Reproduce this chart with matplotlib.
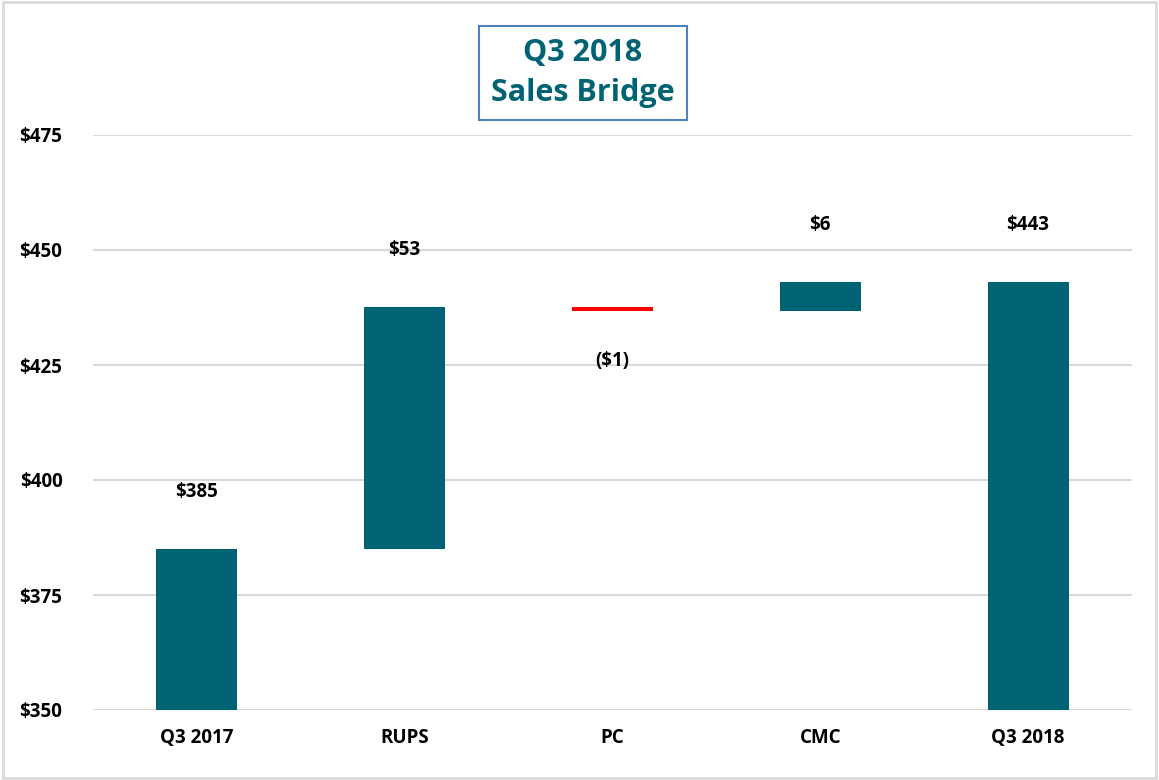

--

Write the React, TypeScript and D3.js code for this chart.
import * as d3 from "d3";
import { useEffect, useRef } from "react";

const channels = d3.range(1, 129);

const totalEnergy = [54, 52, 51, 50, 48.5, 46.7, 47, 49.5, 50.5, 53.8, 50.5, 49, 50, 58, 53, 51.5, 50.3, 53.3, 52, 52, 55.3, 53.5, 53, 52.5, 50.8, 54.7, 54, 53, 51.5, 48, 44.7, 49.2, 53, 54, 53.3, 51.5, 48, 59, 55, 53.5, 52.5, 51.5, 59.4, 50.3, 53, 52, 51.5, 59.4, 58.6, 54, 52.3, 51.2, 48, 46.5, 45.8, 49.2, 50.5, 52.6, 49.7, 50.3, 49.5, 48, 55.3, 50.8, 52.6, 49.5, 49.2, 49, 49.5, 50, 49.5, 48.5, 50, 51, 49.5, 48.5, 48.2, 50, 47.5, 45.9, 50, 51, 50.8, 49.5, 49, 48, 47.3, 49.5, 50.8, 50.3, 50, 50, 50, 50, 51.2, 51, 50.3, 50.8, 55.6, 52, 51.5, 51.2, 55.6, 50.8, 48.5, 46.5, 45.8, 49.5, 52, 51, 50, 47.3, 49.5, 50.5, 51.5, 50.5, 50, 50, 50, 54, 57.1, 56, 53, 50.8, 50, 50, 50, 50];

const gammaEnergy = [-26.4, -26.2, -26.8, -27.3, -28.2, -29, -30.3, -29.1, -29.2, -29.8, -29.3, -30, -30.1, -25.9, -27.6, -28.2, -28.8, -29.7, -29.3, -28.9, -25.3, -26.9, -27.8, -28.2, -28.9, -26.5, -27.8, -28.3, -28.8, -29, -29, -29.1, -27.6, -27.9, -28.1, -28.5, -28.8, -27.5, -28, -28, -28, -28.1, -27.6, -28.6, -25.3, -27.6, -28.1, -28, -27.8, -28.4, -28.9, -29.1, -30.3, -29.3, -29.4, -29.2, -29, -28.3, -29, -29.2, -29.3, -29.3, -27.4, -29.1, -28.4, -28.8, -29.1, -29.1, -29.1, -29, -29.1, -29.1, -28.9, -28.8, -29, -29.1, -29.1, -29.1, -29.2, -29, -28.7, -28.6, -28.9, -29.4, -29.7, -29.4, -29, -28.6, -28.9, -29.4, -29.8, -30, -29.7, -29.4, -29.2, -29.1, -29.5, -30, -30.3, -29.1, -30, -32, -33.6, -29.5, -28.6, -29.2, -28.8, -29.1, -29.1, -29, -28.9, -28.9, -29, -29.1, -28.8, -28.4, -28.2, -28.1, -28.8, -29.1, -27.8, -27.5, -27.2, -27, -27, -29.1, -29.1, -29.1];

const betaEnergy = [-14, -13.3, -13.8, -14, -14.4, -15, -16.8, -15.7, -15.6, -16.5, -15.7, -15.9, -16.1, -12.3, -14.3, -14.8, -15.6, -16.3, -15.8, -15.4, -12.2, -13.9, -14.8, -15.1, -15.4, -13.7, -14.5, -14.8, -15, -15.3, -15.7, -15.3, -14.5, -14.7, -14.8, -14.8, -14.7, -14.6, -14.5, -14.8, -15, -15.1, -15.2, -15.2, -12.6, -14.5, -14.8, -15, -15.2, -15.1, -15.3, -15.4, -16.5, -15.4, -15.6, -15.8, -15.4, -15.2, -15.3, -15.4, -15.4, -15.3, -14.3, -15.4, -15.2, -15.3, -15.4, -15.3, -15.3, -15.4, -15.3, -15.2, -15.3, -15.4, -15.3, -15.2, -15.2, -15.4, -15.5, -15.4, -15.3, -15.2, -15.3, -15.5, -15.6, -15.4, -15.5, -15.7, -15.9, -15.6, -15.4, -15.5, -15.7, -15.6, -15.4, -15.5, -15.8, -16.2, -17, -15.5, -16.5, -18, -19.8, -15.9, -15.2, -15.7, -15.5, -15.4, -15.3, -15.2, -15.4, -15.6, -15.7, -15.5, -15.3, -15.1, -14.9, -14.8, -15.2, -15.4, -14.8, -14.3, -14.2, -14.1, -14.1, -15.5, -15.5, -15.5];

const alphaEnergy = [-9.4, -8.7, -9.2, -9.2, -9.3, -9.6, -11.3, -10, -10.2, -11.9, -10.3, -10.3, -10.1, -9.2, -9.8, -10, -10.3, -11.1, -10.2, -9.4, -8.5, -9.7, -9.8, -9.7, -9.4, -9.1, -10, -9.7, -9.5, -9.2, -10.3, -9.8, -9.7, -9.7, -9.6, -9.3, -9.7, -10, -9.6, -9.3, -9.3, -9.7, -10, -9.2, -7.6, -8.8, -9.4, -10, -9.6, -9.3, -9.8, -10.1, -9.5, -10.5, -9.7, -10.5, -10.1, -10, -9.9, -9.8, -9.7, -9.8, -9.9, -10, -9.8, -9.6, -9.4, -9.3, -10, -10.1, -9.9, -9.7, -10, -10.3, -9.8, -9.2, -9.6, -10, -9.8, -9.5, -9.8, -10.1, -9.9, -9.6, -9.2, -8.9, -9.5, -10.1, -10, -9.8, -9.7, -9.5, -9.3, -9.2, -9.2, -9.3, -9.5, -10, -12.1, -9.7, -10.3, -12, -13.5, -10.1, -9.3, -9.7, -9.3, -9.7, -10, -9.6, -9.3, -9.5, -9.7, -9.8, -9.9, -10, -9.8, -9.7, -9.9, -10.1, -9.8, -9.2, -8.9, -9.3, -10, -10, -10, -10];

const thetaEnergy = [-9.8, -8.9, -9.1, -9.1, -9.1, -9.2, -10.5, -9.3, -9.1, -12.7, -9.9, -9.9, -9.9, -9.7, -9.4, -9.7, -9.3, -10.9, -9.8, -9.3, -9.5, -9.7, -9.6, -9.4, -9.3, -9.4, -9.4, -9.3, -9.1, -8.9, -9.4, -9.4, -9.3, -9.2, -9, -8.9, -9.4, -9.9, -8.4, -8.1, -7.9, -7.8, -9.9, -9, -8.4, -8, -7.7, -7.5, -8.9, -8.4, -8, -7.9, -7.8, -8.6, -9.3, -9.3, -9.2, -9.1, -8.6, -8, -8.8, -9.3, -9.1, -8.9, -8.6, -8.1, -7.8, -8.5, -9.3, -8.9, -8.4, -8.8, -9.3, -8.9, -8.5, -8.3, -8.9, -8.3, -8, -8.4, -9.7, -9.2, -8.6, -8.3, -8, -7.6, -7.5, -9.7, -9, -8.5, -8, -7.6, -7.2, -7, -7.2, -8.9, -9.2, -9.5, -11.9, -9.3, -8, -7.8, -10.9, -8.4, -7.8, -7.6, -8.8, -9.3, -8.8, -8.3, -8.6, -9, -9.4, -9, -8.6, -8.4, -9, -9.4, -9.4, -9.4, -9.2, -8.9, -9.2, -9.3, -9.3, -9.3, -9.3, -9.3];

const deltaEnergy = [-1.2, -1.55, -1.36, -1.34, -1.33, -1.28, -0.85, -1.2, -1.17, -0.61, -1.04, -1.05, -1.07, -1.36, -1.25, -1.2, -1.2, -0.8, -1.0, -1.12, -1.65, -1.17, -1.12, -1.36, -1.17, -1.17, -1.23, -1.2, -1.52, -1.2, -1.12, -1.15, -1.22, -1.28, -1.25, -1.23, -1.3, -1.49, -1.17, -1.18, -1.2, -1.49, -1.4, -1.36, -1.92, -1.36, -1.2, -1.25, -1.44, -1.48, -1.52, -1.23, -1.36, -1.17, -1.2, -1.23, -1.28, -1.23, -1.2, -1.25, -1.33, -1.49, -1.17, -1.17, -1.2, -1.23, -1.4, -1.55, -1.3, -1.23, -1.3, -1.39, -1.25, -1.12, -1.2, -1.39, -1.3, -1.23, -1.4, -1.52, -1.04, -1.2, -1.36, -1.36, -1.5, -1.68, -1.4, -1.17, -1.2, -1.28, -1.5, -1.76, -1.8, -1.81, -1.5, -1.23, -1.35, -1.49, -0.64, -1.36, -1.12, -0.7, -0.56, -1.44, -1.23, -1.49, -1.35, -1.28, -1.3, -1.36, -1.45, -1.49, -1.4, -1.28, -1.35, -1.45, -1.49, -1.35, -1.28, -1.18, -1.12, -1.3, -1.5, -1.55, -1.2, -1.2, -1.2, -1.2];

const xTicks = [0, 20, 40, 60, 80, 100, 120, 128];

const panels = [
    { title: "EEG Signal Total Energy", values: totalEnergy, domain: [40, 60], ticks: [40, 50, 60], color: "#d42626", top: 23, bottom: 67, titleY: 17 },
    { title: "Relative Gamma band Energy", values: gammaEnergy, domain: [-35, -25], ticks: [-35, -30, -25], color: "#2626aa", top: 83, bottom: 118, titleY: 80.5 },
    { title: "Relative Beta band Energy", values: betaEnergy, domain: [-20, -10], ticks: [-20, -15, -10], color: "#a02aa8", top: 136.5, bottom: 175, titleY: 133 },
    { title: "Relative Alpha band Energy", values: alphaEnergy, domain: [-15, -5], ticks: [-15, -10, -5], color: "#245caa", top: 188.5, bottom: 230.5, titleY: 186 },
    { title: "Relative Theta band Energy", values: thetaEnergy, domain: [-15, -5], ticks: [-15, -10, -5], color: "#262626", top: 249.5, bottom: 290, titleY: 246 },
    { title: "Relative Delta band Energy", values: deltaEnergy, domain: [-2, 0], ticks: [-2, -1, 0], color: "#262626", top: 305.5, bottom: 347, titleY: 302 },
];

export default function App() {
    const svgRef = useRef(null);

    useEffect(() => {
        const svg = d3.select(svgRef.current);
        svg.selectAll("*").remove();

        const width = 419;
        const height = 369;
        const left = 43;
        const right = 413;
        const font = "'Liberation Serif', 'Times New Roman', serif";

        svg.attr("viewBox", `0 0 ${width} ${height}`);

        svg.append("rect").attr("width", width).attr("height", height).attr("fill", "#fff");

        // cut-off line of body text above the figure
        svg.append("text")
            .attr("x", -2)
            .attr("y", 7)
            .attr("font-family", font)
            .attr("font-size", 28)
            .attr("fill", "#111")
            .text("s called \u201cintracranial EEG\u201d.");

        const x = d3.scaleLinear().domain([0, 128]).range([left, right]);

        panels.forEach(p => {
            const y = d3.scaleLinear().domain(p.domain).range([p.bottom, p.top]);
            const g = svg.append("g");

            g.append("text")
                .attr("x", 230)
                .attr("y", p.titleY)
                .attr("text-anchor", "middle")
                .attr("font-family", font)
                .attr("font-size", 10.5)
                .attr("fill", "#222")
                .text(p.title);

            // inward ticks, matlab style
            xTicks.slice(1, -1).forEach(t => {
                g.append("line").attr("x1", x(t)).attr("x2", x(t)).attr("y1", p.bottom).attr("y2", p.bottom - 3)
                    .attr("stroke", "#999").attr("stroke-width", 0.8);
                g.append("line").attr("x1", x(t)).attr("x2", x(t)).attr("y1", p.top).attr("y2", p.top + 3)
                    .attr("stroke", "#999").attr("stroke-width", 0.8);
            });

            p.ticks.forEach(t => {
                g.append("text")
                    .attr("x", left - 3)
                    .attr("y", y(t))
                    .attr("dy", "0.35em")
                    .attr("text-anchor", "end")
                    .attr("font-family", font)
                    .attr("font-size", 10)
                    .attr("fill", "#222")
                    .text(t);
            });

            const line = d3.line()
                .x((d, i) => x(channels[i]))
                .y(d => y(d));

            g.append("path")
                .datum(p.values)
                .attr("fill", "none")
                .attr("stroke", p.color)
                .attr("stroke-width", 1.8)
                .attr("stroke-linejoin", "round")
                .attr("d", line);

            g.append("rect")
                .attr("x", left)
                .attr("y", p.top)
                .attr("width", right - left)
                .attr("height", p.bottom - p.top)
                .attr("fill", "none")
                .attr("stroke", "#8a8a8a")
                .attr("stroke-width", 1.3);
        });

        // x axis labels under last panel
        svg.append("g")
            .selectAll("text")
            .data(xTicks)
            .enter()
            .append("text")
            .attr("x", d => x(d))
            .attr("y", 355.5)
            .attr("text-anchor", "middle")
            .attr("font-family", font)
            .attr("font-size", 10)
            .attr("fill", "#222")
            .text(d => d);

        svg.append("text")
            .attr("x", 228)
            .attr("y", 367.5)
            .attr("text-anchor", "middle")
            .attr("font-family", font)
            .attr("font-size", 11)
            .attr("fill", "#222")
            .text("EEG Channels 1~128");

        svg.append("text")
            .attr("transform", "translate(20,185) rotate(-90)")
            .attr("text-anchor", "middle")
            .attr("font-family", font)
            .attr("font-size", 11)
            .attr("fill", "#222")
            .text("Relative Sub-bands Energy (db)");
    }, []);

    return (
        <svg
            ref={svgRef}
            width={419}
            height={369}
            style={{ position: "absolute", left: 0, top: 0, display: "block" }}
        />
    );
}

AIM OF THE EXERCISE: Copy every line in the records above that contains the word "chart".

RESPONSE BELOW:
Reproduce this chart with matplotlib.
Write the React, TypeScript and D3.js code for this chart.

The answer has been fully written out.